The competition chefs will often tell you that 140 degrees is the ideal temperature at which to slice your brisket for juiciness and great texture with the flavors all melded together. Our experience shows this to be good advice. Try to incorporate at least an hour of hold time for all of these reasons.
Slicing a Brisket
You’d think the controversies would be about over. But there are choices at this step, still points of discussion in the meat geek world. We mentioned that there are differing directions of the grain running through brisket between the flat and the tip. There is also a thick band of fat between the two pieces. If you have cooked the whole brisket, now is not a bad time to separate the two sections. Slip a knife into that fat ribbon and you can easily lift the point section right off the flat section.
If you choose to leave it intact for slicing, you can turn the brisket slightly so that you are cutting across both grains at a slight angle. This will yield slices that show the fat band running between them. Some will enjoy this look, a few people may be put off by it. In moderation, enjoying the fatty portions of the meat with the muscle is part of the eating experience in our view. So you need to know your crowd and match with what you think they will most enjoy.
Using a long bladed slicer, preferably with a Granton edge, will help you get those ideal slices. The target is typically between an eighth and a quarter of an inch thick. Across the grain and thinly sliced is the best way to enjoy brisket and get the most tender eating experience.

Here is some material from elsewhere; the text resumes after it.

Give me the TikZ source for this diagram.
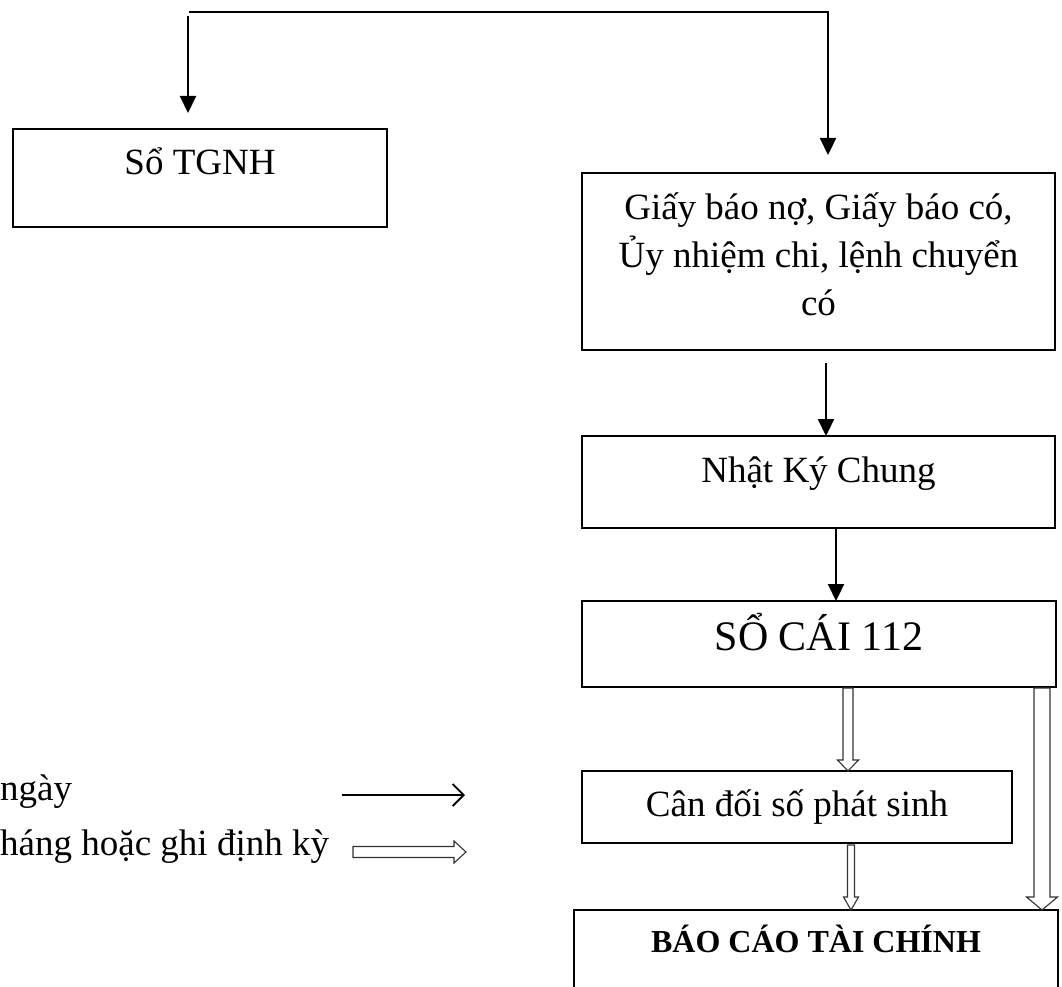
\documentclass[tikz,border=0pt]{standalone}
\usepackage{fontspec}
\setmainfont{Liberation Serif}
\usetikzlibrary{arrows.meta,calc}

\tikzset{
  box/.style={draw, line width=2pt, inner sep=0pt, outer sep=0pt, anchor=north west},
  txt/.style={anchor=base, inner sep=0pt, font=\fontsize{37}{48}\selectfont},
  arr/.style={line width=2.2pt, -{Triangle[width=16pt,length=17pt]}},
  hollow/.style={draw=black!80, line width=1.1pt, fill=white, line join=miter},
}

% outlined block arrow pointing down: start, tip, shaft half width, head half width, head length
\newcommand\hollowdown[5]{%
  \draw[hollow] ($(#1)+(-#3,0)$) -- ($(#2)+(-#3,-#5)$) -- ($(#2)+(-#4,-#5)$) -- (#2)
    -- ($(#2)+(#4,-#5)$) -- ($(#2)+(#3,-#5)$) -- ($(#1)+(#3,0)$) -- cycle;}

\begin{document}
\begin{tikzpicture}[x=1pt, y=-1pt]
\useasboundingbox (0,0) rectangle (1062,987);
\clip (0,0) rectangle (1062,987);

% boxes
\node[box, minimum width=374pt, minimum height=98pt]  (tg) at (13,129) {};
\node[box, minimum width=473pt, minimum height=177pt] (gi) at (582,173) {};
\node[box, minimum width=473pt, minimum height=92pt]  (nk) at (582,436) {};
\node[box, minimum width=474pt, minimum height=86pt]  (sc) at (582,601) {};
\node[box, minimum width=430pt, minimum height=72pt]  (cd) at (582,771) {};
\node[box, minimum width=484pt, minimum height=110pt] (bc) at (574,910) {};

% box texts
\node[txt] (tgT) at ($(tg.north)+(0,46)$) {Sổ TGNH};
\node[txt, align=center] (giT) at ($(gi.north)+(0,142)$)
  {Giấy báo nợ, Giấy báo có,\\Ủy nhiệm chi, lệnh chuyển\\có};
\node[txt] (nkT) at ($(nk.north)+(0,46)$) {Nhật Ký Chung};
\node[txt, font=\fontsize{42}{50}\selectfont] (scT) at ($(sc.north)+(0,49)$) {SỔ CÁI 112};
\node[txt] (cdT) at ($(cd.north)+(0,45)$) {Cân đối số phát sinh};
\node[txt, font=\fontsize{32}{38}\selectfont\bfseries] (bcT) at ($(bc.north)+(0,42)$) {BÁO CÁO TÀI CHÍNH};

% daily flow (solid arrows)
\coordinate (tl) at (189,12);
\coordinate (tr) at (828,12);
\coordinate (tl2) at (188,16);
\draw[arr, shorten >=18pt] (tl) -- (tr) -- (tr |- gi.north);
\draw[arr, shorten >=16pt] (tl2) -- (tl2 |- tg.north);

\coordinate (g1) at ([xshift=7.5pt]gi.south);
\draw[arr, shorten <=13pt] (g1) -- (g1 |- nk.north);
\coordinate (n1) at ([xshift=17.5pt]nk.south);
\draw[arr] (n1) -- (n1 |- sc.north);

% periodic flow (outlined arrows)
\coordinate (s1) at ([xshift=29pt,yshift=-1pt]sc.south);
\coordinate (s1t) at (s1 |- cd.north);
\hollowdown{s1}{s1t}{5}{10.5}{11}
\coordinate (c1) at ([xshift=54pt,yshift=-2pt]cd.south);
\coordinate (c1t) at (c1 |- bc.north);
\hollowdown{c1}{c1t}{3.5}{7.5}{13}
\coordinate (s2) at ([xshift=-14pt,yshift=-1pt]sc.south east);
\coordinate (s2t) at (s2 |- bc.north);
\hollowdown{s2}{s2t}{8}{15.5}{13}

% legend
\node[txt, anchor=base west] (lg1) at (0,800) {ngày};
\node[txt, anchor=base west] (lg2) at (0,855) {háng hoặc ghi định kỳ};
\coordinate (la) at (342,795);
\coordinate (lb) at (465,795);
\draw[line width=1.8pt, -{Straight Barb[length=11pt,width=22pt]}] (la) -- (lb);
\coordinate (ha) at (353,852);
\coordinate (hb) at (466,852);
\draw[hollow] ($(ha)+(0,-5.5)$) -- ($(hb)+(-12,-5.5)$) -- ($(hb)+(-12,-11)$) -- (hb)
  -- ($(hb)+(-12,11)$) -- ($(hb)+(-12,5.5)$) -- ($(ha)+(0,5.5)$) -- cycle;
\end{tikzpicture}
\end{document}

This one is purely and solely personal preference. Our view is that a properly cooked brisket does not need any sauce. We highly recommend you try some naked so that you can appreciate the fruits of your labors. That being said, if you will enjoy it more, then sauce to your hearts content. You’ve earned it.
Speaking of labor, cooking brisket is indeed a labor of love. We have found that our fellow diners recognize and appreciate that. Just a single brisket can be a journey. And cooking the first one will definitely be an initial step along a path that you can relish travelling for years to come.